9. The lighting system of claim 5, wherein one of the two endpoints is fixed by virtue of the first light source being configured to provide a first endpoint color, and the second endpoint is variable by virtue of the second light source being combined with the third light source in a manner controlled to provide a second endpoint color at a selected color.

10. The lighting system of claim 1, wherein the non-linear target lighting behavior is a black body radiator locus in the CIE 1931 color space, and the color point is controlled linearly between a cool white and a warm white color temperature.

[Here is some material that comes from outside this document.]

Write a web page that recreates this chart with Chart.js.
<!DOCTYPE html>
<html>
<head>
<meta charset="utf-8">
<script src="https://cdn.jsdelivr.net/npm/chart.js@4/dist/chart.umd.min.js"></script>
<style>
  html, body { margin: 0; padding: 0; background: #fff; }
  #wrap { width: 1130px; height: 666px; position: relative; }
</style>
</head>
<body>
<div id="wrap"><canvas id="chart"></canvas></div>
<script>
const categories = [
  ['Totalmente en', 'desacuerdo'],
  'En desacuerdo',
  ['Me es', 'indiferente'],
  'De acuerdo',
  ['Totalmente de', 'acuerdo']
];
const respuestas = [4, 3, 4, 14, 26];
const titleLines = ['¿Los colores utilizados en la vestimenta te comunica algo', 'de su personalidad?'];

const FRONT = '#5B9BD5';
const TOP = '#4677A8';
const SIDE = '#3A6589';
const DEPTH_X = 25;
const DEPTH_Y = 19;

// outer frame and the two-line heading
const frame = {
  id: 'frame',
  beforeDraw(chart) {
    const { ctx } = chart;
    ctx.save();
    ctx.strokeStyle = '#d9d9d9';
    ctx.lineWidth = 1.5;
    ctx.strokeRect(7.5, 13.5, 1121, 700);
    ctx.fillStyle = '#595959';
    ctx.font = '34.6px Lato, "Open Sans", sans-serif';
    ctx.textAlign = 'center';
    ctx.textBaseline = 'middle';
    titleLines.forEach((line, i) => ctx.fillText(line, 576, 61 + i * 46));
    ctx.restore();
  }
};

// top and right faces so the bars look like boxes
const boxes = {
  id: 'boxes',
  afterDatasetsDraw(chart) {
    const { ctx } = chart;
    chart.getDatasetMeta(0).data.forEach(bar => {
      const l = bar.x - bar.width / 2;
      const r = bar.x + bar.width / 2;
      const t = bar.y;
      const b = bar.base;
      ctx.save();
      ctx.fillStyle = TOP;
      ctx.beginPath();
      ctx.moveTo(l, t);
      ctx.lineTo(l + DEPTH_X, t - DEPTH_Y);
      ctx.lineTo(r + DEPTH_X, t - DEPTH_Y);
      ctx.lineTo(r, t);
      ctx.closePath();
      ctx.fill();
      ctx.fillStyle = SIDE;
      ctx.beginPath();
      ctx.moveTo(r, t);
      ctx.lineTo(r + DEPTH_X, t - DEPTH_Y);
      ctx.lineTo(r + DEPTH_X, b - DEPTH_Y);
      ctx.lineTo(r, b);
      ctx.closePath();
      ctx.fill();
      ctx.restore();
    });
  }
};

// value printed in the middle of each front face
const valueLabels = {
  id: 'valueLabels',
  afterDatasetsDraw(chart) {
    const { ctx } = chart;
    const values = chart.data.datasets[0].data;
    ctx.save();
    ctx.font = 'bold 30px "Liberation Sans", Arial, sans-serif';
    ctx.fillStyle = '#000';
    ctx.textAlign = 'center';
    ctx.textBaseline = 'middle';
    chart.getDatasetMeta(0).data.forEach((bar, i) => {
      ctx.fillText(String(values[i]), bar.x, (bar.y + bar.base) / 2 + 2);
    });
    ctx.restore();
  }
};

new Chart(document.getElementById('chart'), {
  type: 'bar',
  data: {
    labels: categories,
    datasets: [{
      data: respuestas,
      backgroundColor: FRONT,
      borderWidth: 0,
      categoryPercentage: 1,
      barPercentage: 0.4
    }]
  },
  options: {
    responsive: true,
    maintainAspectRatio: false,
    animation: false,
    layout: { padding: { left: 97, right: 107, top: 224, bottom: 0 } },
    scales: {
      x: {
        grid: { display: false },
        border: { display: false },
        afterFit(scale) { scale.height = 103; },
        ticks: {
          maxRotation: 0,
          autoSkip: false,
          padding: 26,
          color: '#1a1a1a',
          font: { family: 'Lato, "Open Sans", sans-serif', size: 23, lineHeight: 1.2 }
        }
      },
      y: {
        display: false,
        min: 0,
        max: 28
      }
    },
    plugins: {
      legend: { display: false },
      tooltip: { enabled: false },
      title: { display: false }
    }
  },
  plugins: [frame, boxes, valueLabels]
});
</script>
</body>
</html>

11. A control system for controlling intensity of a lighting system that includes at least a first light source providing a first color of light and a second light source providing a second color of light to provide a color point that is linearly controlled in the CIE 1931 color space, the control system comprising:

power supply circuitry coupled to the first and second light sources for delivering power to the first and second light sources; and

a controller coupled to the power supply circuitry to control intensities of the first and second light sources, the controller connected to receive a first control signal to adjust the intensity of the first light source and a second control signal to adjust the intensity of the second light source.

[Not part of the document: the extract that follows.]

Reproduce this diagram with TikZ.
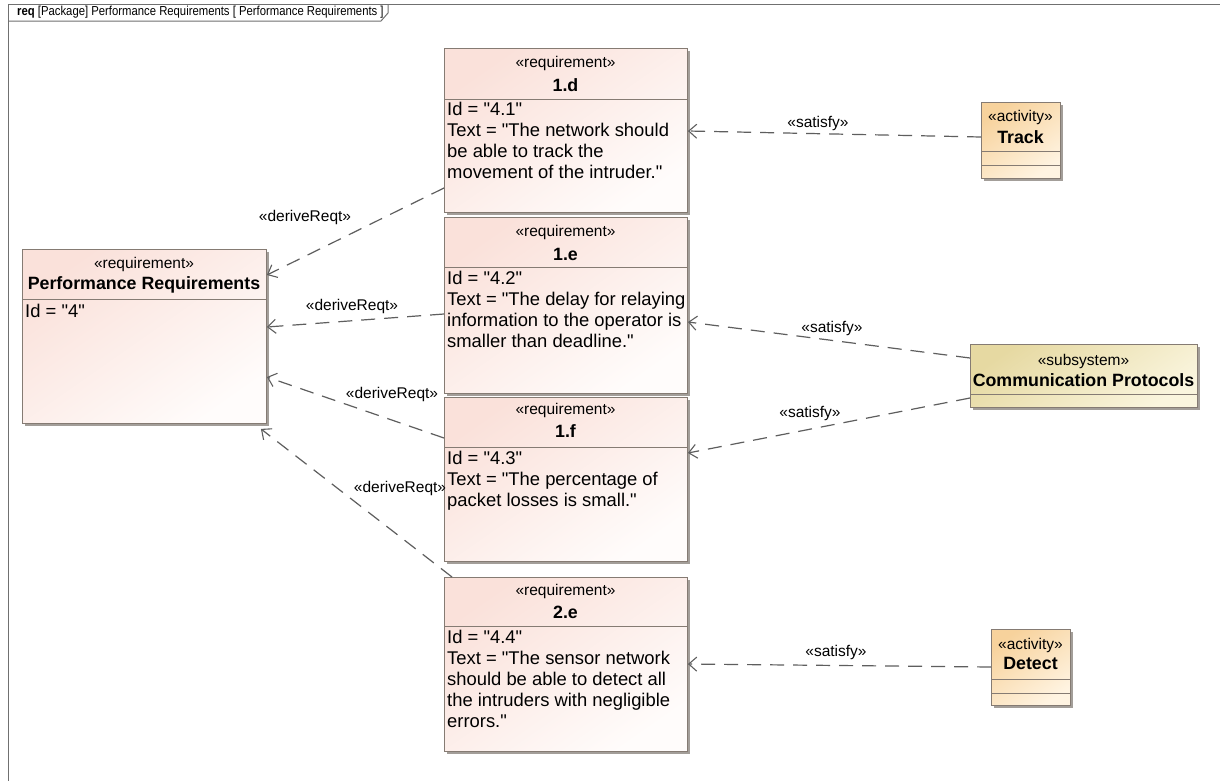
\documentclass[tikz,border=0pt]{standalone}
\usepackage{fontspec}
\setmainfont{Liberation Sans}[Ligatures=TeXOff]
\newfontfamily\hdrfont{Liberation Sans}[Ligatures=TeXOff,FakeStretch=0.87]
\usetikzlibrary{arrows.meta,shadows,calc}
\definecolor{reqA}{HTML}{FAE1DA}
\definecolor{reqB}{HTML}{FFFCFB}
\definecolor{actA}{HTML}{F7D29C}
\definecolor{actB}{HTML}{FFF4E2}
\definecolor{subA}{HTML}{E6D9A2}
\definecolor{subB}{HTML}{FAF5DE}
\definecolor{boxc}{HTML}{857B73}
\definecolor{linec}{HTML}{5E5E5E}
\definecolor{framec}{HTML}{707070}
\definecolor{shadowc}{HTML}{A39E99}
\begin{document}
\begin{tikzpicture}[x=1pt,y=-1pt,
 umlbox/.style={draw=boxc, line width=0.9pt, inner sep=0pt, anchor=north west,
   drop shadow={shadow xshift=3pt, shadow yshift=-3pt, fill=shadowc, opacity=1}},
 reqbox/.style={umlbox, top color=reqA, bottom color=reqB, shading angle=35, minimum width=243pt},
 actbox/.style={umlbox, top color=actA, bottom color=actB, shading angle=35, minimum width=79pt, minimum height=76pt},
 subbox/.style={umlbox, top color=subA, bottom color=subB, shading angle=35},
 stereo/.style={font=\fontsize{15.5}{18}\selectfont, inner sep=0pt},
 bname/.style={font=\fontsize{17.8}{20}\selectfont\bfseries, inner sep=0pt},
 bodytext/.style={font=\fontsize{18.4}{21}\selectfont, inner sep=0pt, align=left, anchor=north west},
 sepline/.style={draw=boxc, line width=0.9pt},
 deprel/.style={draw=linec, line width=1.2pt, dash pattern=on 14pt off 9pt,
   -{Straight Barb[length=8pt,width=14pt,line width=1.1pt]}},
 lbl/.style={font=\fontsize{15.5}{18}\selectfont, inner sep=0pt},
]
\useasboundingbox (0,0) rectangle (1220,780);
\fill[white] (0,0) rectangle (1220,780);
\clip (0,0) rectangle (1220,780);

% frame
\draw[framec, line width=1pt] (8,800) -- (8,4) -- (1230,4);
\draw[framec, line width=1pt] (8,21) -- (381,21) -- (388,13) -- (388,4);
\node[anchor=west, inner sep=0pt, font=\hdrfont\fontsize{13}{15}\selectfont] (hdr) at (17,12.5)
  {\textbf{req} [Package] Performance Requirements [ Performance Requirements ]};

% Performance Requirements
\node[reqbox, minimum width=244pt, minimum height=174pt] (perf) at (22,249) {};
\draw[sepline] (22,299) -- (266,299);
\node[stereo] (perfS) at (144,264) {«requirement»};
\node[bname] (perfN) at (144,285) {Performance Requirements};
\node[bodytext] (perfB) at (25,304) {Id = "4"};

% 1.d
\node[reqbox, minimum height=164pt] (rd) at (444,48) {};
\draw[sepline] (444,99) -- (687,99);
\node[stereo] (rdS) at (565.5,63) {«requirement»};
\node[bname] (rdN) at (565.5,85) {1.d};
\node[bodytext] (rdB) at (447,102) {Id = "4.1"\\Text = "The network should\\be able to track the\\movement of the intruder."};

% 1.e
\node[reqbox, minimum height=176pt] (re) at (444,217) {};
\draw[sepline] (444,267) -- (687,267);
\node[stereo] (reS) at (565.5,232) {«requirement»};
\node[bname] (reN) at (565.5,254) {1.e};
\node[bodytext] (reB) at (447,271) {Id = "4.2"\\Text = "The delay for relaying\\information to the operator is\\smaller than deadline."};

% 1.f
\node[reqbox, minimum height=164pt] (rf) at (444,397) {};
\draw[sepline] (444,447) -- (687,447);
\node[stereo] (rfS) at (565.5,410) {«requirement»};
\node[bname] (rfN) at (565.5,431) {1.f};
\node[bodytext] (rfB) at (447,451) {Id = "4.3"\\Text = "The percentage of\\packet losses is small."};

% 2.e
\node[reqbox, minimum height=174pt] (rg) at (444,577) {};
\draw[sepline] (444,626) -- (687,626);
\node[stereo] (rgS) at (565.5,591) {«requirement»};
\node[bname] (rgN) at (565.5,612) {2.e};
\node[bodytext] (rgB) at (447,630) {Id = "4.4"\\Text = "The sensor network\\should be able to detect all\\the intruders with negligible\\errors."};

% Track
\node[actbox] (track) at (981,102) {};
\draw[sepline] (981,151) -- (1060,151);
\draw[sepline] (981,165) -- (1060,165);
\node[stereo] (trackS) at (1020.5,117) {«activity»};
\node[bname] (trackN) at (1020.5,137) {Track};

% Communication Protocols
\node[subbox, minimum width=227pt, minimum height=63pt] (comm) at (970,344) {};
\draw[sepline] (970,394) -- (1197,394);
\node[stereo] (commS) at (1083.5,361) {«subsystem»};
\node[bname] (commN) at (1083.5,380) {Communication Protocols};

% Detect
\node[actbox] (detect) at (991,629) {};
\draw[sepline] (991,679) -- (1070,679);
\draw[sepline] (991,693) -- (1070,693);
\node[stereo] (detectS) at (1030.5,645) {«activity»};
\node[bname] (detectN) at (1030.5,663) {Detect};

% deriveReqt
\draw[deprel] (rd.west |- 0,188) -- (perf.east |- 0,275);
\draw[deprel] (re.west |- 0,314) -- (perf.east |- 0,327);
\draw[deprel] (rf.west |- 0,438) -- (perf.east |- 0,377);
\draw[deprel] (rg.north -| 452,0) -- ([xshift=-6pt,yshift=-5pt]perf.south east);
\node[lbl] (l1) at (305,217) {«deriveReqt»};
\node[lbl] (l2) at (352,306) {«deriveReqt»};
\node[lbl] (l3) at (392,394) {«deriveReqt»};
\node[lbl] (l4) at (400,488) {«deriveReqt»};

% satisfy
\draw[deprel] (track.west |- 0,137) -- (rd.east |- 0,131);
\draw[deprel] (comm.west |- 0,358) -- (re.east |- 0,322);
\draw[deprel] (comm.west |- 0,398) -- (rf.east |- 0,453);
\draw[deprel] (detect.west |- 0,667) -- (rg.east |- 0,664);
\node[lbl] (s1) at (818,123) {«satisfy»};
\node[lbl] (s2) at (832,328) {«satisfy»};
\node[lbl] (s3) at (810,413) {«satisfy»};
\node[lbl] (s4) at (836,652) {«satisfy»};
\end{tikzpicture}
\end{document}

12. The control system of claim 11, wherein the first and second control signals are pulse width modulated (PWM) control signals for controlling the intensity of each light source via PWM dimming.

13. The control system of claim 12, wherein the controller is connected to receive an additional control signal to adjust the intensity of all light sources via analog dimming.

14. The control system of claim 11, wherein the first control signal for the first light source is inverted with respect to the second control signal for the second light source.

15. The control system of claim 11, wherein the control signal for each light source is produced by a gain circuit.

16. The control system of claim 15, wherein the gain circuits comprise a network of potentiometers and the control signals comprise a color temperature signal and an intensity signal.

17. The control system of claim 15, wherein an offset is added to at least one of the control signals to program a color temperature at zero gain of the gain circuit for that control signal.

18. The control system of claim 11, wherein the color point is linearly controlled between cool white and warm white color temperatures to fit a black body radiator locus in the CIE 1931 color space.

19. The control system of claim 18, wherein the lighting system further comprises at least a third light source providing a third color of light, and wherein the control system is configured to control the first, second and third light sources to provide the overall color temperature that is linearly controllable between the cool white endpoint and the warm white endpoint to fit the black body radiator locus in the CIE 1931 color space.

20. The control system of claim 19, wherein the first light source is a cool white colored light, the second light source is a red colored light, and the third light source is a green colored light.

21. A control system for controlling intensity of a lighting system that includes at least a first light source providing a first color of light and a second light source providing a second color of light to provide a color point that is adjusted by control inputs, the control inputs comprising:

at least a first control input that controls an intensity of the first light source proportional to the first control input; and

at least a second control input that controls an intensity of the second light source inversely proportional to the second control input.

22. The control system of claim 21, wherein the control inputs comprise pulse width modulated (PWM) dimming inputs.

23. The control system of claim 21, wherein the control inputs comprise an analog dimming input.

24. The control system of claim 21, wherein the control inputs further comprise a third input to control intensities of the first and second light sources with the same relationship.